It’s hard, but I’ll admit it.I almost left Third & Lindsley once I heard the first mumbled line from singer-songwriter, Brett Dennen.
The WRLT Acoustic Christmas opening act, Meiko, had left my heart fluttering with her crisp and whispery croon, and then a guy I thought was just doing a mic check for the next act starting playing.
I told myself I was not ending my December 16 night out with a friend listening to this guy, but after settling into my chair at the Nashville venue I found more than another “favorite artist” for my Facebook profile. I found a message of hope in a troubled time-and some fun music.
Dennen sat to the side of the stage in a small chair leaned over his guitar as if it were a gift just given to a young son. A small “hey guys” was given to the audience from under the red hair covering his face, and he started playing.
A high-registered and mumbling voice with the likes of Jason Mraz meets Tracy Chapman, Dennen was first hard to understand. But once I started digging in and listening to his lyrics and happy acoustic beat, I fell completely into his music.
Dennen’s music is choc full of lyrics like Mraz and takes a humanistic look at the world. His latest album he is now on tour for is titled “Hope for the Hopeless.”
I recently had a chance to hook up with Dennen by phone before his show in Austin, TX. Here’s what I asked and what Brett had to say:
FLATT: How did you get started in music?
DENNEN: Well, I grew up in northern California, and I started playing in a band in college. And I got out of college and quit the band, and I started writing my own songs and recording them and playing and doing lots and lots of gigs in the northern California area. It started to grow, and I got a manager and a booking agent. And it kept growing and growing. And I kept playing further and further away and all over the place. Year after year, it was just playing and playing and playing.
FLATT: What artists do you listen to?
DENNEN: Currently-you know, I always listen to Van Morrison and Neil Young-but I got the new Bon Iver record which is really cool. And I like listening to My Morning Jacket.
FLATT: Who has been your favorite musician to tour with?
DENNEN: I had a lot of fun on the road with John Mayer. I had a lot of fun with the band called Guster, and I had a lot of fun with the John Butler Trio.
FLATT: Is it any different playing in Nashville as opposed to other places?
DENNEN: It’s different-well, I don’t know. For one, it’s Nashville, the self-proclaimed music capital of the world, so there’s a lot of musicians there. And then there’s a lot of people there who see a lot of music, so people in Nashville might not necessarily go as crazy as they might in San Francisco or Vermont where there’s not so much of the industry there.

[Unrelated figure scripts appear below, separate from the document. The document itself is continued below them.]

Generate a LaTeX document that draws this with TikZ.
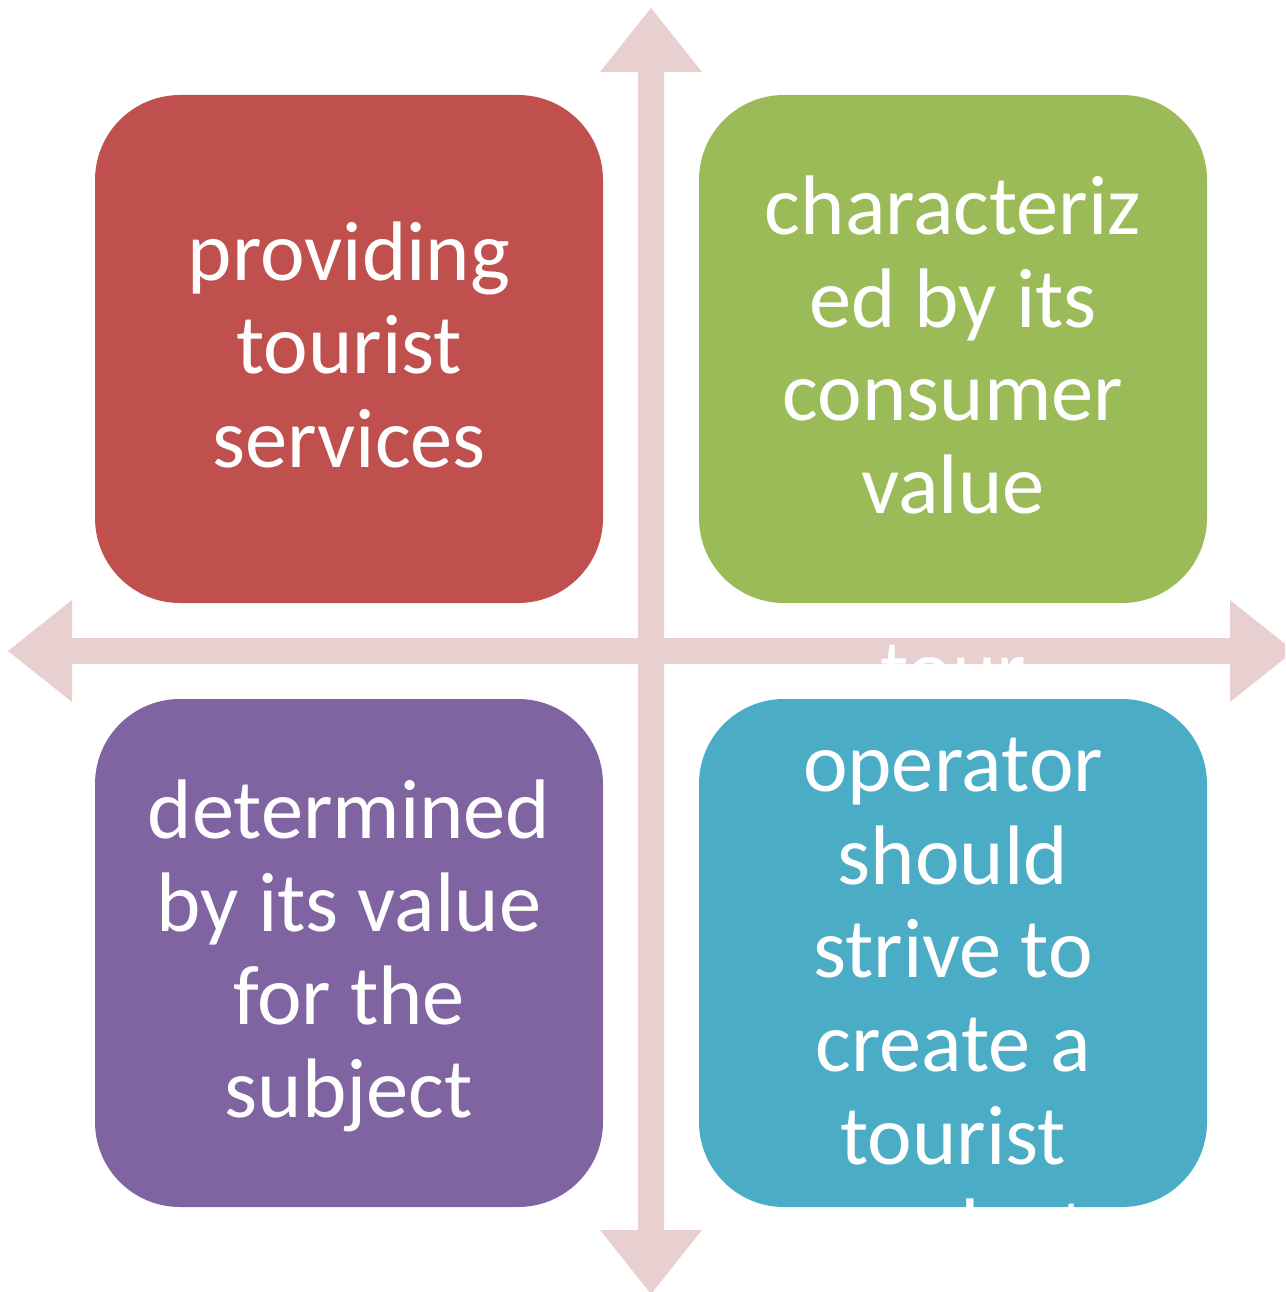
\documentclass[tikz,border=0pt]{standalone}
\usepackage{fontspec}
\setmainfont{Carlito}
\definecolor{arrowpink}{HTML}{E8D0D1}
\definecolor{qred}{HTML}{C0504D}
\definecolor{qgreen}{HTML}{9BBB59}
\definecolor{qpurple}{HTML}{8064A2}
\definecolor{qblue}{HTML}{4BACC6}
\begin{document}
\begin{tikzpicture}[x=1pt,y=-1pt,
  quad/.style={rectangle, rounded corners=85pt, minimum width=508pt, minimum height=508pt, inner sep=0pt, draw=none},
  quadtext/.style={text=white, align=center, inner sep=0pt, font=\fontsize{84.5}{93.3}\selectfont},
  axis/.style={fill=arrowpink, draw=none}]
\clip (0,0) rectangle (1285,1292);
% vertical double arrow
\fill[axis] (651,8) -- (702,72) -- (664,72) -- (664,1230) -- (702,1230) -- (651,1294)
  -- (600,1230) -- (638,1230) -- (638,72) -- (600,72) -- cycle;
% horizontal double arrow
\fill[axis] (8,651) -- (72,600) -- (72,638) -- (1230,638) -- (1230,600) -- (1294,651)
  -- (1230,702) -- (1230,664) -- (72,664) -- (72,702) -- cycle;
% quadrants
\node[quad, fill=qred]    (red)    at (349,349) {};
\node[quad, fill=qgreen]  (green)  at (953,349) {};
\node[quad, fill=qpurple] (purple) at (349,953) {};
\node[quad, fill=qblue]   (blue)   at (953,953) {};
% texts
\node[quadtext] (redtext) at ([yshift=-6.3pt]red.center) {\strut providing\\tourist\\services\strut};
\node[quadtext] (greentext) at ([yshift=-6.3pt]green.center) {\strut characteriz\\ed by its\\consumer\\value\strut};
\node[quadtext] (purpletext) at ([yshift=-6.3pt]purple.center) {\strut determined\\by its value\\for the\\subject\strut};
\node[quadtext] (bluetext) at ([yshift=-6.3pt]blue.center) {\strut tour\\operator\\should\\strive to\\create a\\tourist\\product\strut};
\end{tikzpicture}
\end{document}
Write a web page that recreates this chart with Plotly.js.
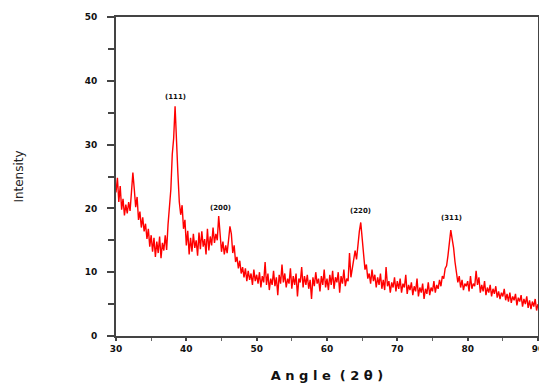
<!DOCTYPE html>
<html>
<head>
<meta charset="utf-8">
<script src="https://cdn.plot.ly/plotly-3.0.1.min.js"></script>
<style>html,body{margin:0;padding:0;background:#fff;}#chart{width:539px;height:383px;}</style>
</head>
<body>
<div id="chart"></div>
<script>
// XRD pattern, 2θ from 30 to 90 in 0.2° steps
var angleStart = 30;
var angleStep = 0.2;
var intensity = [
  22.5, 24.8, 21.0, 23.5, 19.8, 21.5, 18.9, 20.6, 19.2, 21.0,
  19.6, 22.8, 25.6, 23.0, 20.2, 21.8, 18.2, 19.5, 17.0, 18.6,
  16.4, 17.6, 15.2, 16.8, 14.0, 15.8, 13.2, 15.4, 12.4, 14.8,
  13.0, 15.6, 12.2, 14.6, 13.4, 15.8, 13.5, 17.5, 20.0, 23.0,
  28.5, 31.0, 36.0, 29.0, 25.5, 21.0, 19.0, 20.5, 16.8, 18.2,
  14.2, 16.5, 12.8, 15.4, 13.2, 16.0, 13.8, 15.0, 12.6, 16.2,
  13.6, 16.4, 14.0, 15.2, 12.8, 16.8, 13.4, 15.6, 14.2, 17.0,
  14.6, 16.0, 15.0, 18.8, 15.5, 13.2, 14.8, 12.8, 14.2, 13.0,
  15.0, 17.2, 16.0, 13.0, 14.2, 11.6, 12.4, 10.6, 11.8, 9.8,
  10.8, 9.2, 10.6, 8.6, 10.2, 8.8, 9.8, 8.0, 10.4, 8.6,
  9.6, 8.2, 10.0, 7.6, 9.4, 8.4, 11.6, 8.0, 9.8, 7.2,
  9.0, 8.0, 10.2, 7.8, 9.2, 6.4, 9.6, 8.2, 11.2, 8.4,
  9.8, 7.6, 9.0, 8.2, 10.6, 7.4, 9.4, 8.0, 9.8, 6.2,
  9.0, 8.4, 10.8, 7.6, 9.4, 8.0, 9.6, 7.4, 8.8, 5.8,
  9.2, 7.8, 10.0, 8.2, 9.0, 7.0, 9.4, 8.0, 10.4, 7.6,
  9.0, 7.2, 9.6, 8.0, 10.2, 7.4, 9.2, 8.4, 10.0, 6.8,
  9.4, 8.2, 10.4, 7.8, 9.0, 8.6, 13.0, 9.2, 10.6, 12.0,
  13.4, 12.0, 15.0, 16.4, 17.8, 15.0, 12.6, 10.4, 11.2, 9.0,
  9.8, 8.2, 10.4, 8.6, 9.6, 7.6, 9.2, 8.0, 9.8, 7.4,
  8.8, 7.2, 10.8, 7.8, 8.6, 6.8, 8.4, 7.6, 9.2, 7.0,
  8.6, 7.4, 9.0, 6.8, 8.2, 7.6, 9.6, 6.6, 8.0, 7.2,
  8.4, 6.4, 7.8, 7.0, 9.0, 6.2, 7.6, 6.8, 8.2, 5.8,
  7.4, 6.6, 8.4, 6.4, 7.6, 7.0, 8.6, 6.8, 8.0, 7.4,
  8.8, 7.8, 9.4, 9.0, 10.6, 11.0, 12.6, 14.6, 16.6, 15.2,
  13.8, 11.6, 10.0, 8.4, 9.4, 7.6, 8.8, 7.2, 8.2, 7.8,
  8.6, 7.0, 9.4, 7.4, 8.2, 7.8, 10.2, 8.0, 9.2, 6.8,
  8.0, 7.0, 8.6, 6.4, 7.6, 6.8, 8.0, 6.2, 7.4, 6.6,
  7.8, 6.0, 7.0, 5.8, 6.8, 6.2, 7.4, 5.6, 6.6, 5.4,
  6.8, 5.2, 6.2, 5.6, 6.6, 4.8, 6.0, 5.4, 6.4, 4.6,
  5.8, 5.0, 6.2, 4.4, 5.6, 4.2, 5.4, 4.6, 5.8, 4.0,
  5.0
];
var peakLabels = ["(111)", "(200)", "(220)", "(311)"];
var peakAngles = [38.4, 44.8, 64.7, 77.7];
var peakLabelY = [36.5, 19.2, 18.6, 17.6];
var xTickVals = [30, 40, 50, 60, 70, 80, 90];
var xTickText = ["30", "40", "50", "60", "70", "80", "90"];
var yTickVals = [0, 10, 20, 30, 40, 50];
var yTickText = ["0", "10", "20", "30", "40", "50"];

var angle = intensity.map(function (_, i) { return +(angleStart + i * angleStep).toFixed(2); });

var trace = {
  x: angle, y: intensity, type: "scatter", mode: "lines",
  line: { color: "#ff0000", width: 1.4 }, hoverinfo: "skip"
};

var annotations = peakLabels.map(function (t, i) {
  return { x: peakAngles[i], y: peakLabelY[i], text: "<b>" + t + "</b>", showarrow: false,
    font: { family: "DejaVu Sans", size: 7, color: "#111" }, yanchor: "bottom" };
});

var layout = {
  width: 539, height: 383,
  margin: { l: 116, r: 1, t: 17, b: 47 },
  paper_bgcolor: "#fff", plot_bgcolor: "#fff",
  showlegend: false,
  xaxis: {
    range: [30, 90], tickvals: xTickVals, ticktext: xTickText,
    ticks: "outside", ticklen: 3, tickwidth: 2, tickcolor: "#444",
    ticklabeloverflow: "allow",
    minor: { dtick: 5, tick0: 35, ticks: "outside", ticklen: 3, tickwidth: 1, tickcolor: "#666" },
    showline: true, linecolor: "#444", linewidth: 2, mirror: true,
    showgrid: false, zeroline: false,
    tickfont: { family: "DejaVu Sans", size: 9, color: "#111", weight: "bold" },
    title: { text: "<b>A n g l e  ( 2 θ )</b>", font: { family: "DejaVu Sans", size: 13, color: "#111" }, standoff: 18 }
  },
  yaxis: {
    range: [0, 50], tickvals: yTickVals, ticktext: yTickText,
    ticks: "outside", ticklen: 7, tickwidth: 2, tickcolor: "#444",
    ticklabelstandoff: 8,
    minor: { dtick: 10, tick0: 5, ticks: "outside", ticklen: 6, tickwidth: 2, tickcolor: "#444" },
    showline: true, linecolor: "#444", linewidth: 2, mirror: true,
    showgrid: false, zeroline: false,
    tickfont: { family: "DejaVu Sans", size: 9, color: "#111", weight: "bold" },
    title: { text: "Intensity", font: { family: "DejaVu Sans", size: 12, color: "#222" }, standoff: 58 }
  },
  annotations: annotations
};

Plotly.newPlot("chart", [trace], layout, { staticPlot: true, displayModeBar: false });
</script>
</body>
</html>
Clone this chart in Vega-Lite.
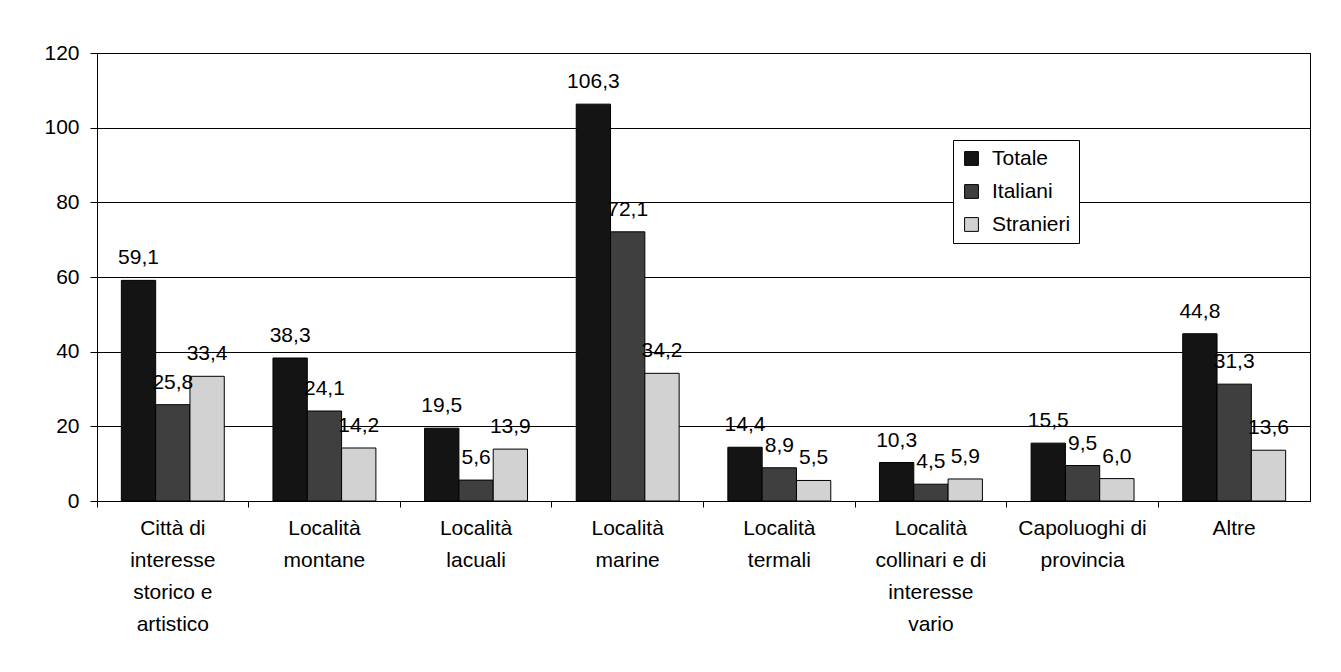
{
  "$schema": "https://vega.github.io/schema/vega-lite/v6.json",
  "width": 1213,
  "height": 448,
  "autosize": {"type": "none"},
  "padding": {"left": 97, "top": 53, "right": 31, "bottom": 171},
  "background": "white",
  "config": {
    "locale": {"number": {"decimal": ",", "thousands": ".", "grouping": [3], "currency": ["€", ""]}},
    "view": {"stroke": "black", "strokeWidth": 1},
    "font": "Liberation Sans"
  },
  "data": {
    "values": [
      {"cat": "Città di|interesse|storico e|artistico", "serie": "Totale", "v": 59.1},
      {"cat": "Città di|interesse|storico e|artistico", "serie": "Italiani", "v": 25.8},
      {"cat": "Città di|interesse|storico e|artistico", "serie": "Stranieri", "v": 33.4},
      {"cat": "Località|montane", "serie": "Totale", "v": 38.3},
      {"cat": "Località|montane", "serie": "Italiani", "v": 24.1},
      {"cat": "Località|montane", "serie": "Stranieri", "v": 14.2},
      {"cat": "Località|lacuali", "serie": "Totale", "v": 19.5},
      {"cat": "Località|lacuali", "serie": "Italiani", "v": 5.6},
      {"cat": "Località|lacuali", "serie": "Stranieri", "v": 13.9},
      {"cat": "Località|marine", "serie": "Totale", "v": 106.3},
      {"cat": "Località|marine", "serie": "Italiani", "v": 72.1},
      {"cat": "Località|marine", "serie": "Stranieri", "v": 34.2},
      {"cat": "Località|termali", "serie": "Totale", "v": 14.4},
      {"cat": "Località|termali", "serie": "Italiani", "v": 8.9},
      {"cat": "Località|termali", "serie": "Stranieri", "v": 5.5},
      {"cat": "Località|collinari e di|interesse|vario", "serie": "Totale", "v": 10.3},
      {"cat": "Località|collinari e di|interesse|vario", "serie": "Italiani", "v": 4.5},
      {"cat": "Località|collinari e di|interesse|vario", "serie": "Stranieri", "v": 5.9},
      {"cat": "Capoluoghi di|provincia", "serie": "Totale", "v": 15.5},
      {"cat": "Capoluoghi di|provincia", "serie": "Italiani", "v": 9.5},
      {"cat": "Capoluoghi di|provincia", "serie": "Stranieri", "v": 6.0},
      {"cat": "Altre", "serie": "Totale", "v": 44.8},
      {"cat": "Altre", "serie": "Italiani", "v": 31.3},
      {"cat": "Altre", "serie": "Stranieri", "v": 13.6}
    ]
  },
  "encoding": {
    "x": {
      "field": "cat", "type": "nominal", "sort": null,
      "scale": {"paddingInner": 0, "paddingOuter": 0},
      "axis": {
        "title": null, "labelExpr": "split(datum.label, '|')",
        "labelFontSize": 21, "labelLineHeight": 32, "labelAngle": 0,
        "labelBaseline": "top", "labelAlign": "center",
        "tickSize": 6, "bandPosition": 0, "labelPadding": 10,
        "domainColor": "black", "tickColor": "black", "labelColor": "black", "grid": false
      }
    },
    "xOffset": {
      "field": "serie", "type": "nominal", "sort": ["Totale", "Italiani", "Stranieri"],
      "scale": {"paddingInner": 0, "paddingOuter": 0.71}
    },
    "y": {
      "field": "v", "type": "quantitative",
      "scale": {"domain": [0, 120]},
      "axis": {
        "title": null, "values": [0, 20, 40, 60, 80, 100, 120], "format": "d",
        "labelFontSize": 21, "labelColor": "black", "tickSize": 7, "labelPadding": 11,
        "domainColor": "black", "tickColor": "black",
        "grid": true, "gridColor": "black", "gridOpacity": 1, "gridWidth": 1
      }
    }
  },
  "layer": [
    {
      "mark": {"type": "bar", "stroke": "black", "strokeWidth": 1},
      "encoding": {
        "color": {
          "field": "serie", "type": "nominal",
          "scale": {"domain": ["Totale", "Italiani", "Stranieri"], "range": ["#141414", "#3f3f3f", "#d2d2d2"]},
          "legend": {
            "orient": "none", "legendX": 856, "legendY": 87, "title": null,
            "symbolType": "square", "symbolSize": 190, "symbolStrokeColor": "black", "symbolStrokeWidth": 1,
            "labelFontSize": 21, "labelColor": "black", "rowPadding": 11, "labelOffset": 10,
            "strokeColor": "black", "fillColor": "white", "padding": 8
          }
        }
      }
    },
    {
      "mark": {"type": "text", "baseline": "bottom", "dy": -12, "fontSize": 21, "color": "black"},
      "encoding": {"text": {"field": "v", "type": "quantitative", "format": ".1f"}}
    }
  ]
}
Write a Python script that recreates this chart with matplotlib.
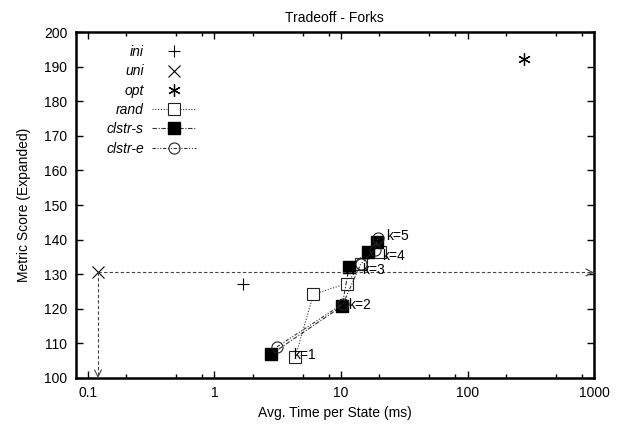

But also, last time I was in Nashville and played, Matt Karney was there, and he came up and talked to me afterwards. It’s cool, because-like New York or L.A.-there’s always people in the audience and you can have special guests come out and things like that. So (Nashville’s) pretty cool.
FLATT: You talk a lot about-not just what your usual pop music talks about-but you seem to want to make an impact with you music, so what inspires that? Why do you want to try to make a difference?
DENNEN: As an artist I write about the world I want to live in. And as a musician and someone who is in the public eye, I think you have this responsibility to influence people. So I try influence people to live from their heart and make conscious decisions , and I try just inspire people to make positive change. That’s purely the reason I do it. I want to see the world get better, you know?
FLATT: When did you first feel like you wanted to make a difference? Not just in music, but in the way you live.
DENNEN: All my life. It’s been something that I have always done. Even as a kid, I was volunteering with my parents in many different forms. It’s just been something that I’ve always done, so it’s just a natural thing for me to do.
FLATT: Do you think that college students right now don’t realize what they can do to make a positive impact on the world around them?
DENNEN: It’s sad, because when you’re young that’s when you feel like you can change the world. Then you get older and you buy a house and have kids, and you don’t want to be so bold anymore. Right now, I think that there are a lot of college kids that don’t realize what going on, and they’ve got Blackberrys-and I mean, nothing wrong with a Blackberry. I’ve got a Blackberry-but you know what I mean. They’ve got distractions, and I think everything moves in cycles and things move in shifts. So I think it’s just a matter of time before things shift back the other way.